Long term rates are very low right now. There is more room for them on the upside than there is on the downside. I think this is especially true given that the curve is inverted such that long rates are very low by historical standards and short term rates are kind of middling by historical standards.

If 30 year zeroes ever had an implied yield of 10% again (from this point on I will just say yield and not implied yield) I would consider loading the boat for a lot of clients. Here is the idea. Zeroes yielding 10% maturing in 30 years might cost $0.15 for a dollar face value (making that number up, this is just an example). One thought for a $100,000 portfolio is to buy $100,000 face value for, in my made up example, $15,000. Then invest the remaining $85,000 in a normal manner in the stock market. Another thought is to invest some larger portion of the portfolio in the same zeroes; we are talking 10% after all, and the rest in equities.

The bigger macro is that stocks average about 10% per year. If that can be had risk free (not volatility free) in a treasury product...well, hello.

So the question becomes at what yield for a zero does this compel you? I'm not sure at what level I find it compelling but 4.5% for 30 years or 4.75% for 20 years ain't it.

The way cycles work there are good times and bad times for certain products. When it is the wrong time for a product the best thing is to just wait. I think this is the wrong time for zeroes.

3 comments:

Anonymous said...

Roger, I have read that zero-coupons are particularly effective in a deflationary environment. This makes sense to me. I own a small slice of BTTRX in my account right now. I have abstained from adding to it until there is more data supporting a deflationary outcome in the US. Also, I have done some basic chart overlays comparing BTTRX and TLT which show the two to be rather closely correlated. In the future I'm more likely to use TLT as a proxy.

Roger Nusbaum said...

Does BTTRX own zeroes? I don't know the fund.

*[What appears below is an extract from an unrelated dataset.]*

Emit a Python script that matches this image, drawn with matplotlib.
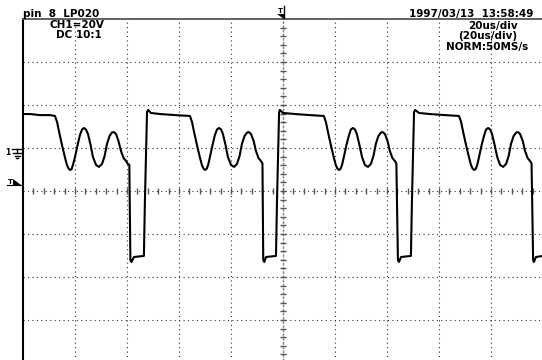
import matplotlib
matplotlib.use('Agg')
import matplotlib.pyplot as plt
import numpy as np

# trace: time in us from left edge, volts above ground
t_us = [0.0, 2.7, 6.5, 10.4,
        12.3, 13.1, 13.9, 15.0, 16.2, 16.9, 17.5, 18.1, 18.7, 19.2, 20.0, 21.0,
        21.9, 22.7, 23.5, 24.2, 25.0, 26.0, 26.9, 28.1, 29.2, 30.4, 31.4, 32.3,
        33.3, 34.2, 35.0, 35.8, 36.7, 37.7, 38.7, 39.6, 40.2,
        40.9, 41.3, 41.7, 42.7, 46.5, 46.9, 47.7, 48.1,
        49.2, 52.7, 58.5,
        64.2, 65.0, 65.8, 66.9, 68.1, 68.8, 69.4, 70.0, 70.6, 71.2, 71.9, 72.9,
        73.8, 74.6, 75.4, 76.2, 76.9, 77.9, 78.8, 80.0, 81.2, 82.3, 83.3, 84.2,
        85.2, 86.2, 86.9, 87.7, 88.7, 89.6, 90.6, 91.5, 92.1,
        92.4, 92.8, 93.5, 97.3, 97.7, 98.5, 98.8,
        100.0, 104.6, 110.4,
        115.7, 116.5, 117.3, 118.4, 119.6, 120.3, 120.9, 121.5, 122.1, 122.7,
        123.4, 124.4, 125.4, 126.1, 126.9, 127.7, 128.4, 129.4, 130.4, 131.5,
        132.7, 133.8, 134.8, 135.7, 136.7, 137.7, 138.4, 139.2, 140.2, 141.1,
        142.1, 143.0, 143.6,
        144.2, 144.6, 145.4, 149.2, 149.6, 150.4, 150.8,
        152.3, 156.5, 162.3,
        167.7, 168.5, 169.3, 170.4, 171.6, 172.3, 172.9, 173.5, 174.1, 174.7,
        175.4, 176.4, 177.4, 178.1, 178.9, 179.7, 180.4, 181.4, 182.4, 183.5,
        184.7, 185.8, 186.8, 187.7, 188.7, 189.7, 190.4, 191.2, 192.2, 193.1,
        194.1, 195.0, 195.6,
        196.2, 196.5, 197.3, 200.0]
volts = [15.8, 15.8, 15.3, 15.3,
         14.9, 12.1, 7.4, 1.4, -4.7, -7.9, -9.5, -10.2, -9.8, -7.9, -4.2, 1.4,
         6.0, 8.6, 9.3, 8.6, 6.5, 1.4, -4.2, -7.9, -8.8, -7.4, -3.7, 1.9,
         5.6, 7.2, 7.4, 6.5, 3.3, -1.4, -4.7, -6.0, -7.2,
         -7.9, -52.1, -53.0, -50.7, -50.2, -24.2, 16.7, 17.7,
         16.3, 15.8, 15.3,
         14.9, 12.1, 7.4, 1.4, -4.7, -7.9, -9.5, -10.2, -9.8, -7.9, -4.2, 1.4,
         6.0, 8.6, 9.3, 8.6, 6.5, 1.4, -4.2, -7.9, -8.8, -7.4, -3.7, 1.9,
         5.6, 7.2, 7.4, 6.5, 3.3, -1.4, -4.7, -6.0, -7.2,
         -52.1, -53.0, -50.7, -50.2, -24.2, 16.7, 17.7,
         16.3, 15.8, 15.3,
         14.9, 12.1, 7.4, 1.4, -4.7, -7.9, -9.5, -10.2, -9.8, -7.9,
         -4.2, 1.4, 6.0, 8.6, 9.3, 8.6, 6.5, 1.4, -4.2, -7.9,
         -8.8, -7.4, -3.7, 1.9, 5.6, 7.2, 7.4, 6.5, 3.3, -1.4,
         -4.7, -6.0, -7.2,
         -52.1, -53.0, -50.7, -50.2, -24.2, 16.7, 17.7,
         16.3, 15.8, 15.3,
         14.9, 12.1, 7.4, 1.4, -4.7, -7.9, -9.5, -10.2, -9.8, -7.9,
         -4.2, 1.4, 6.0, 8.6, 9.3, 8.6, 6.5, 1.4, -4.2, -7.9,
         -8.8, -7.4, -3.7, 1.9, 5.6, 7.2, 7.4, 6.5, 3.3, -1.4,
         -4.7, -6.0, -7.2,
         -52.1, -53.0, -50.7, -50.2]

t_range = (0, 200)        # 10 div x 20 us
v_range = (-100, 60)      # 8 div x 20 V, ground one div above centre
t_div = 20
v_div = 20
t_center = 100
v_center = -20

header_left = ['pin  8  LP020', 'CH1=20V', 'DC 10:1']
header_right = ['1997/03/13  13:58:49', '20us/div', '(20us/div)', 'NORM:50MS/s']

W, H = 542, 360
fig = plt.figure(figsize=(W / 100, H / 100), dpi=100)
fig.patch.set_facecolor('white')
ax = fig.add_axes([23 / W, -3 / H, 520 / W, 344 / H])
ax.set_xlim(*t_range)
ax.set_ylim(*v_range)
ax.set_xticks([])
ax.set_yticks([])
for s in ['right', 'bottom']:
    ax.spines[s].set_visible(False)
ax.spines['left'].set_color('black')
ax.spines['left'].set_linewidth(1.5)
ax.spines['top'].set_color('#555555')
ax.spines['top'].set_linewidth(1.3)

dots = (0, (1, 3))
for xv in np.arange(t_range[0] + t_div, t_range[1], t_div):
    if xv != t_center:
        ax.axvline(xv, color='#333333', lw=0.8, ls=dots, zorder=1)
for yv in np.arange(v_range[0] + v_div, v_range[1], v_div):
    ax.axhline(yv, color='#333333', lw=0.8, ls=dots, zorder=1)

# centre cross with minor graduations
ax.axvline(t_center, color='#888888', lw=1.0, ls=(0, (2, 1)), zorder=1)
minor_t = np.arange(t_range[0] + t_div / 5, t_range[1], t_div / 5)
ax.plot(minor_t, np.full_like(minor_t, v_center), ls='none', marker='|',
        ms=4, mew=1.0, color='#555555', zorder=2)
minor_v = np.arange(v_range[0] + v_div / 5, v_range[1], v_div / 5)
ax.plot(np.full_like(minor_v, t_center), minor_v, ls='none', marker='_',
        ms=5, mew=1.0, color='#555555', zorder=2)

ax.plot(t_us, volts, color='black', lw=1.5, solid_joinstyle='round', zorder=3)

# overlay in pixel coordinates for the screen annotations
ov = fig.add_axes([0, 0, 1, 1], facecolor='none')
ov.set_xlim(0, W)
ov.set_ylim(H, 0)
ov.axis('off')

fkw = dict(family='DejaVu Sans', fontweight='bold', color='black',
           va='baseline', fontsize=7.5)
ov.text(23, 17, header_left[0], ha='left', **fkw)
ov.text(50, 28.5, header_left[1], ha='left', **fkw)
ov.text(56, 38.5, header_left[2], ha='left', **fkw)
ov.text(533, 17, header_right[0], ha='right', **fkw)
ov.text(493, 28.5, header_right[1], ha='center', **fkw)
ov.text(488, 39, header_right[2], ha='center', **fkw)
ov.text(487, 50, header_right[3], ha='center', **fkw)

# trigger position marker on top
ov.plot([283.5, 283.5], [6, 18], color='black', lw=1.0)
ov.text(280, 13, 'T', ha='center', va='baseline', family='DejaVu Sans',
        fontsize=5, fontweight='bold')
ov.fill([277, 283.5, 283.5], [13.5, 13.5, 18.5], color='black', lw=0)

# channel 1 ground marker
ov.text(8, 155, '1', ha='center', va='baseline', family='DejaVu Sans',
        fontsize=5.5, fontweight='bold')
ov.plot([12, 22], [149, 149], color='black', lw=1.0)
ov.plot([17, 17], [149, 153], color='black', lw=1.0)
ov.plot([13, 21], [153, 153], color='black', lw=1.0)
ov.plot([14.5, 19.5], [155.5, 155.5], color='black', lw=1.0)
ov.plot([16, 18], [158, 158], color='black', lw=1.0)

# trigger level marker
ov.text(10, 183.5, 'T', ha='center', va='baseline', family='DejaVu Sans',
        fontsize=5, fontweight='bold')
ov.fill([13, 13, 21], [179, 184.5, 184.5], color='black', lw=0)
ov.plot([7, 21], [184.8, 184.8], color='black', lw=0.8)

fig.savefig('out.png', dpi=100, facecolor='white')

I would be surprised if TLT could be a proxy for zero coupon bonds during most parts of the bond market cycle. Zeroes tend to whip around more than regular bonds when rates start moving.

RW said...

Zero's can be useful in hedging a commodities positions as well, oil and gold in particular, since on average one tends to zig when the other zags. A large position is usually unwarranted though and in the current environment I wouldn't be a buyer of zero's frankly; FWIW

PS: BTTRX is the last in the old Benham Target Funds lineup (Twentieth Century Funds, now American Century, bought Benham out some years ago and has not instituted a new target series AFAIK). It contains only zeros with a maturity date of 2020 (at which time the fund will be liquidated at par). As with all the American Century Target funds it contains nothing but treasury zeros of a given single-year maturity and imputed interest is handled each year via an inverse split of fund shares. TLT is correlated with the the longer duration target funds -- BTTTX and BTTRX -- but the effect is somewhat weaker as one would expect. I tend to buy and hold zero's directly but have used the Target funds to make allocation adjustments or hedge various positions from time to time.